Why Target Could Gain from Disney’s Shop-in-a-Shop
Target has announced it is teaming up with Disney to launch its shops inside 25 select Target stores in October, and another 40 stores by October 2020.
Aug. 26 2019, Updated 1:43 p.m. ET
Target (TGT) announced Sunday that it is teaming up with Disney (DIS) to launch its shops inside 25 select Target stores in October, and another 40 stores by October 2020. Target also plans to open a new store close to Walt Disney World Resort in Orlando in 2021.
The retailer said the Disney stores would offer more than 450 items, including apparel, toys, games, and about 100 products exclusive to Disney’s retail locations. Having a specialty store-in-a-store adds uniqueness and strengthens product offerings, attracting customers. By offering compelling merchandise to customers, Target can drive sales. Combined with the convenience of same-day delivery, Target’s expanded Disney assortment could keep its cash registers ringing.

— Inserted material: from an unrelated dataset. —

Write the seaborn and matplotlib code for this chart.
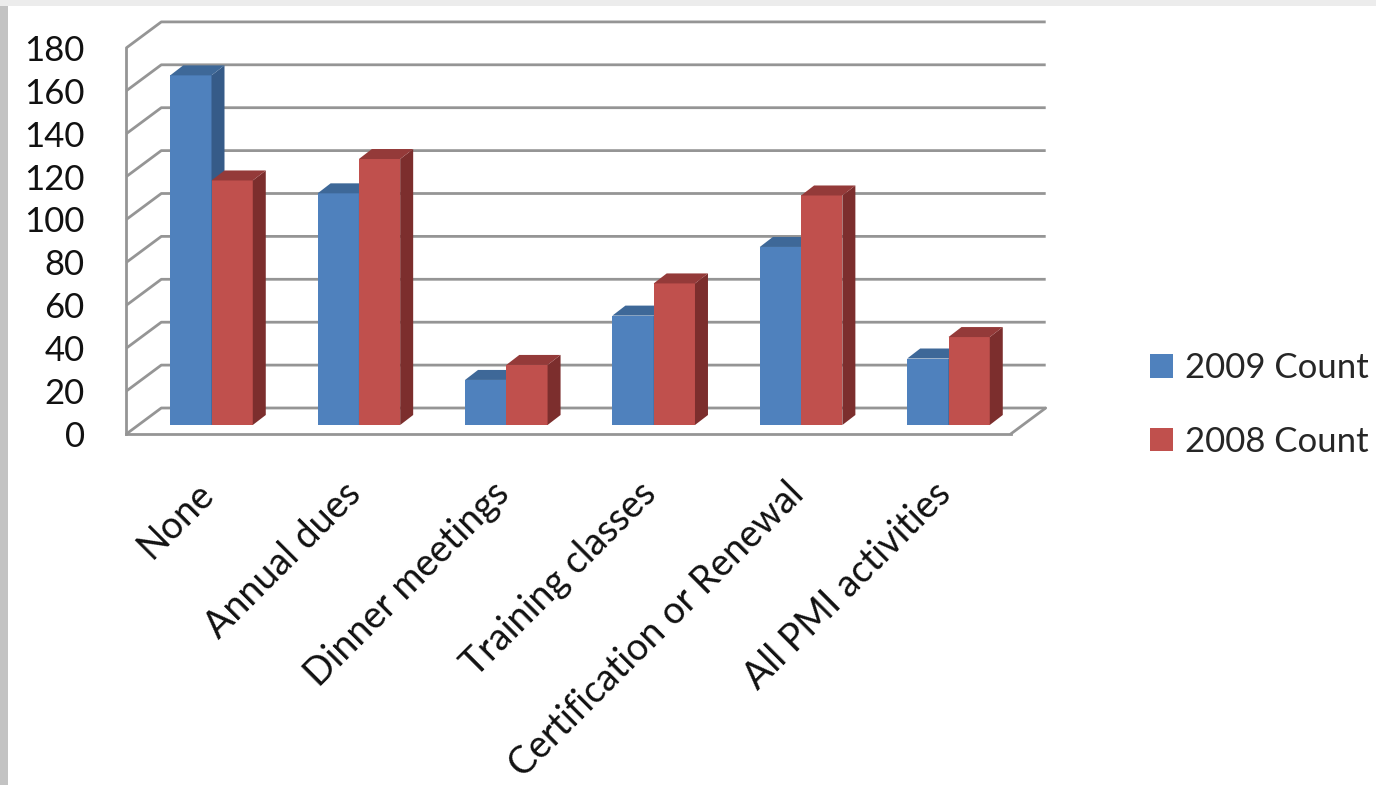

The retailer’s exclusive product launches have garnered strong sales as well, and it has struck deals with several exclusive brands. It also recently launched its grocery line, Good & Gather.
In the absence of Toys “R” Us, retailers such as Target are seeing higher toy sales. During the last holiday season, Target added 2,500 new and exclusive toys. We believe the addition of Disney’s product line before this year’s holiday season could boost the retailer’s sales growth.
Target stock is outperforming the market
Target stock has risen 56.6% YTD (year-to-date) and 21% since it announced its solid second-quarter results on August 21. In comparison, the S&P 500 is up 13.6% YTD. The retailer’s exceptional comps, earnings growth, and positive guidance are driving its stock higher.
Several factors are boosting Target’s sales. Its same-day fulfillment options, store remodeling, and small-format stores are generating higher traffic. The retailer’s compelling assortment and competitive pricing are supporting its growth further.
We expect Target’s bottom line to grow by a double-digit percentage in fiscal 2019, driven by higher sales and margin expansion. We foresee the retailer being profitable in fiscal 2020 as well. Furthermore, given the strong growth in Target stock, a pullback could present a buying opportunity.